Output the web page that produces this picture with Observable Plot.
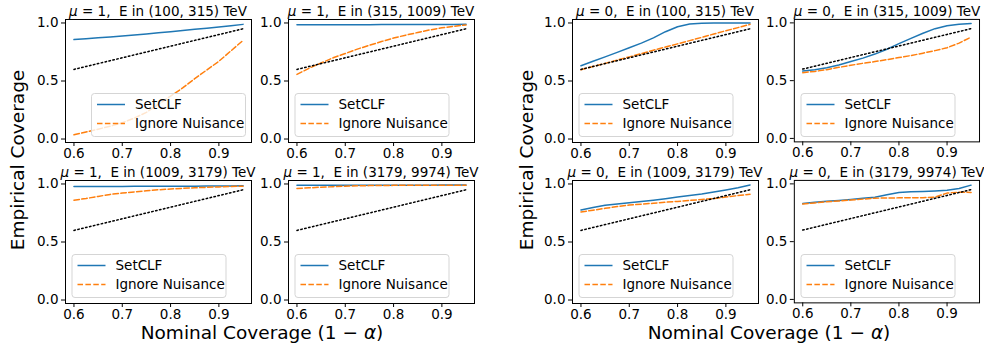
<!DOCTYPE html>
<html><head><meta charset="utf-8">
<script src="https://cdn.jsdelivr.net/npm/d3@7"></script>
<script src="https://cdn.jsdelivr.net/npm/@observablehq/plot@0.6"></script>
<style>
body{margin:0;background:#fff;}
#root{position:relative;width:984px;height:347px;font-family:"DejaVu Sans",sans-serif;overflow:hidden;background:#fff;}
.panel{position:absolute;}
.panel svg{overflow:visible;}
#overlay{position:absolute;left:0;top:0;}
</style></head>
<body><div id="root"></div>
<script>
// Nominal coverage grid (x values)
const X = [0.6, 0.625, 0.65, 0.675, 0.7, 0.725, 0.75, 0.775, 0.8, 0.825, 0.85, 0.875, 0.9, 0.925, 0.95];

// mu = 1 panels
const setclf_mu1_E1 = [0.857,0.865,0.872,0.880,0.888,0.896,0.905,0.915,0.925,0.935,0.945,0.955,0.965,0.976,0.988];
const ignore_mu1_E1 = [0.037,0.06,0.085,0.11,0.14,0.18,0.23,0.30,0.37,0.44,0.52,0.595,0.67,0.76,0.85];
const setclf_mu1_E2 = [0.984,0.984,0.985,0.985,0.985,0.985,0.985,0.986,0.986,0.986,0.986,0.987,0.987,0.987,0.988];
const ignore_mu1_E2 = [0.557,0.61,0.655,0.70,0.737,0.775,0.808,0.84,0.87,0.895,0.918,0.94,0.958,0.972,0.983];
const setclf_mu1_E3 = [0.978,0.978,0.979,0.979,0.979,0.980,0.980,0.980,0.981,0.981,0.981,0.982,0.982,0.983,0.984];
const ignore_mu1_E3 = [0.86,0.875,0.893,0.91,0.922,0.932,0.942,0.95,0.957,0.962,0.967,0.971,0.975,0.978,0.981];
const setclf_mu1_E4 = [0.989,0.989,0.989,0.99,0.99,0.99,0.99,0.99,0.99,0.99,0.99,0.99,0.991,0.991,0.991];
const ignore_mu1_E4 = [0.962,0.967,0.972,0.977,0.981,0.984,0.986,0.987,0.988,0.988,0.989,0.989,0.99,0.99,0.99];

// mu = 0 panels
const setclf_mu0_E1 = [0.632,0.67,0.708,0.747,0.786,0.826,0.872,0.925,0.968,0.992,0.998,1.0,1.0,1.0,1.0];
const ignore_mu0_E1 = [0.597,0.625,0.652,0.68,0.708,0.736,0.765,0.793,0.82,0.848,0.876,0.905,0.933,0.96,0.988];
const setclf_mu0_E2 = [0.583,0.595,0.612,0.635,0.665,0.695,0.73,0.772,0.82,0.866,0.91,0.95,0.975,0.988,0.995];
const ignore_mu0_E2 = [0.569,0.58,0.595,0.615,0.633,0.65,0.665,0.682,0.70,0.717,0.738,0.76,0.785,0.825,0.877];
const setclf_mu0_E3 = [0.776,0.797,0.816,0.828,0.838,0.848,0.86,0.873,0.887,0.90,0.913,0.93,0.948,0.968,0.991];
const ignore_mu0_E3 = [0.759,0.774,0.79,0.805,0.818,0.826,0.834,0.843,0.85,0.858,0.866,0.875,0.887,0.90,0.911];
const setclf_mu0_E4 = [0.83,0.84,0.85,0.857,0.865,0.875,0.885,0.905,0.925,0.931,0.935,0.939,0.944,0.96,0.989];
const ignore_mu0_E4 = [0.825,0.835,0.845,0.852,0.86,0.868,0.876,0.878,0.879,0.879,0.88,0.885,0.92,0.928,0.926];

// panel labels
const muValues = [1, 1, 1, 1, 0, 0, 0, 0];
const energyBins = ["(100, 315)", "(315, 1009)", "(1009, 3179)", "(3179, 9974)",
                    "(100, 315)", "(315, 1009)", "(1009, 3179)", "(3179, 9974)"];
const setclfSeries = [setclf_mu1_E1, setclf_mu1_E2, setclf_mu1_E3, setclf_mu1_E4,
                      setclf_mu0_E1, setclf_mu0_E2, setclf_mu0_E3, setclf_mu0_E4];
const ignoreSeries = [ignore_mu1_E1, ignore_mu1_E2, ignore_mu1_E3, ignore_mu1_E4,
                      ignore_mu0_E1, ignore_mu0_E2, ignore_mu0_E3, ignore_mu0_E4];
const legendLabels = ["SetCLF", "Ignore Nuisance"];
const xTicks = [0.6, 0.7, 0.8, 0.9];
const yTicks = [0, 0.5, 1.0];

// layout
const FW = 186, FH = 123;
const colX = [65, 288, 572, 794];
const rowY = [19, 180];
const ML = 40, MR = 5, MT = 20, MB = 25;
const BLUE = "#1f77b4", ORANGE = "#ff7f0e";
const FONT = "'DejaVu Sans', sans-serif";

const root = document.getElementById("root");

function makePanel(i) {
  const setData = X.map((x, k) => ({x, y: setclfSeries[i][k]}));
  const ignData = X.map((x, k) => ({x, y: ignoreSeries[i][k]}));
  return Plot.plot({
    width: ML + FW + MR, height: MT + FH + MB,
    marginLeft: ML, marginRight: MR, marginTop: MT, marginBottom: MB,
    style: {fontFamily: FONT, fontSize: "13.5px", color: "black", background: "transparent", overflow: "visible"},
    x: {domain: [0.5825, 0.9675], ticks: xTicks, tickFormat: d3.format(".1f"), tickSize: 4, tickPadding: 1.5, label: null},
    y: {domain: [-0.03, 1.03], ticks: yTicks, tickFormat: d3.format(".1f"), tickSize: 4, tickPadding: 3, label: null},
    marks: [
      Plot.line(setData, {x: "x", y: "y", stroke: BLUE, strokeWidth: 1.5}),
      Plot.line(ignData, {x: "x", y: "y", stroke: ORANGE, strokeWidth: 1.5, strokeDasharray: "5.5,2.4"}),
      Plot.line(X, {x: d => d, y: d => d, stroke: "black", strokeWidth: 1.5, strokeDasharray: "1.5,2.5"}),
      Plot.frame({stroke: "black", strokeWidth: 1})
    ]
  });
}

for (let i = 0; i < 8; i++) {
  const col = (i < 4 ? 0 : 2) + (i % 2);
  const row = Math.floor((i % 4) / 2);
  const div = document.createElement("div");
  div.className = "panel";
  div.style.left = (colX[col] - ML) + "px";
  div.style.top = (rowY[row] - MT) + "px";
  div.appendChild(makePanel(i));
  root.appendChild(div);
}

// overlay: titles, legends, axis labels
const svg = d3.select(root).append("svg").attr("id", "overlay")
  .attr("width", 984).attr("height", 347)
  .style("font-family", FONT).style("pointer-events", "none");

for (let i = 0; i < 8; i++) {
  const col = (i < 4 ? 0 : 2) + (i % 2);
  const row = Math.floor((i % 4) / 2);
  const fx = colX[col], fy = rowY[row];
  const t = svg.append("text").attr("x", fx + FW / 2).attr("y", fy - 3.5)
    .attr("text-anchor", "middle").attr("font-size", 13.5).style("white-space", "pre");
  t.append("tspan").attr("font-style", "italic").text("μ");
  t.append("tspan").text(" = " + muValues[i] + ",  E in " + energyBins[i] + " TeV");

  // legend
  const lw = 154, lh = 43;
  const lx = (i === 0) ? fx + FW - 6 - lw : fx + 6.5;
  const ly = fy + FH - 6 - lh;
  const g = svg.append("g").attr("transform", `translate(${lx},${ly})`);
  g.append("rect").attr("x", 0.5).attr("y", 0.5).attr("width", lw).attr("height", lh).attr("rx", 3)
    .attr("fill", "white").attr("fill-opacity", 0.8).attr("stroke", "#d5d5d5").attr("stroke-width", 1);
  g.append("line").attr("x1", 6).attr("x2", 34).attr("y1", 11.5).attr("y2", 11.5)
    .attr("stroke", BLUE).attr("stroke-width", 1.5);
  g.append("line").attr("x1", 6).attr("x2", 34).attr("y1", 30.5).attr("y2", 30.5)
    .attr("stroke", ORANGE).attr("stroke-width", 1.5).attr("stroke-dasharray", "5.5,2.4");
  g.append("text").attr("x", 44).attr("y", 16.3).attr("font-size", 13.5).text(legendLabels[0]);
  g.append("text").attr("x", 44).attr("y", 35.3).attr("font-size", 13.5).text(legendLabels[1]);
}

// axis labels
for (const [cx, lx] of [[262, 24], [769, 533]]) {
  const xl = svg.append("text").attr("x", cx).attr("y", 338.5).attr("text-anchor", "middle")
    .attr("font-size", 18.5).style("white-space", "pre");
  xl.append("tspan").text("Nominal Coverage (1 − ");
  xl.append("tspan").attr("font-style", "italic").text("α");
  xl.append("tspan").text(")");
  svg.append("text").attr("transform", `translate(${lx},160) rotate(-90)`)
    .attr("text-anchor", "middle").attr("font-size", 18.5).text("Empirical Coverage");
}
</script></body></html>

--------------------

Quote, please, every line of the material above from its start through the line that has "0.9, 0.925, 0.95];", reproducing the words exactly and dropping any images.

Output the web page that produces this picture with Observable Plot.
<!DOCTYPE html>
<html><head><meta charset="utf-8">
<script src="https://cdn.jsdelivr.net/npm/d3@7"></script>
<script src="https://cdn.jsdelivr.net/npm/@observablehq/plot@0.6"></script>
<style>
body{margin:0;background:#fff;}
#root{position:relative;width:984px;height:347px;font-family:"DejaVu Sans",sans-serif;overflow:hidden;background:#fff;}
.panel{position:absolute;}
.panel svg{overflow:visible;}
#overlay{position:absolute;left:0;top:0;}
</style></head>
<body><div id="root"></div>
<script>
// Nominal coverage grid (x values)
const X = [0.6, 0.625, 0.65, 0.675, 0.7, 0.725, 0.75, 0.775, 0.8, 0.825, 0.85, 0.875, 0.9, 0.925, 0.95];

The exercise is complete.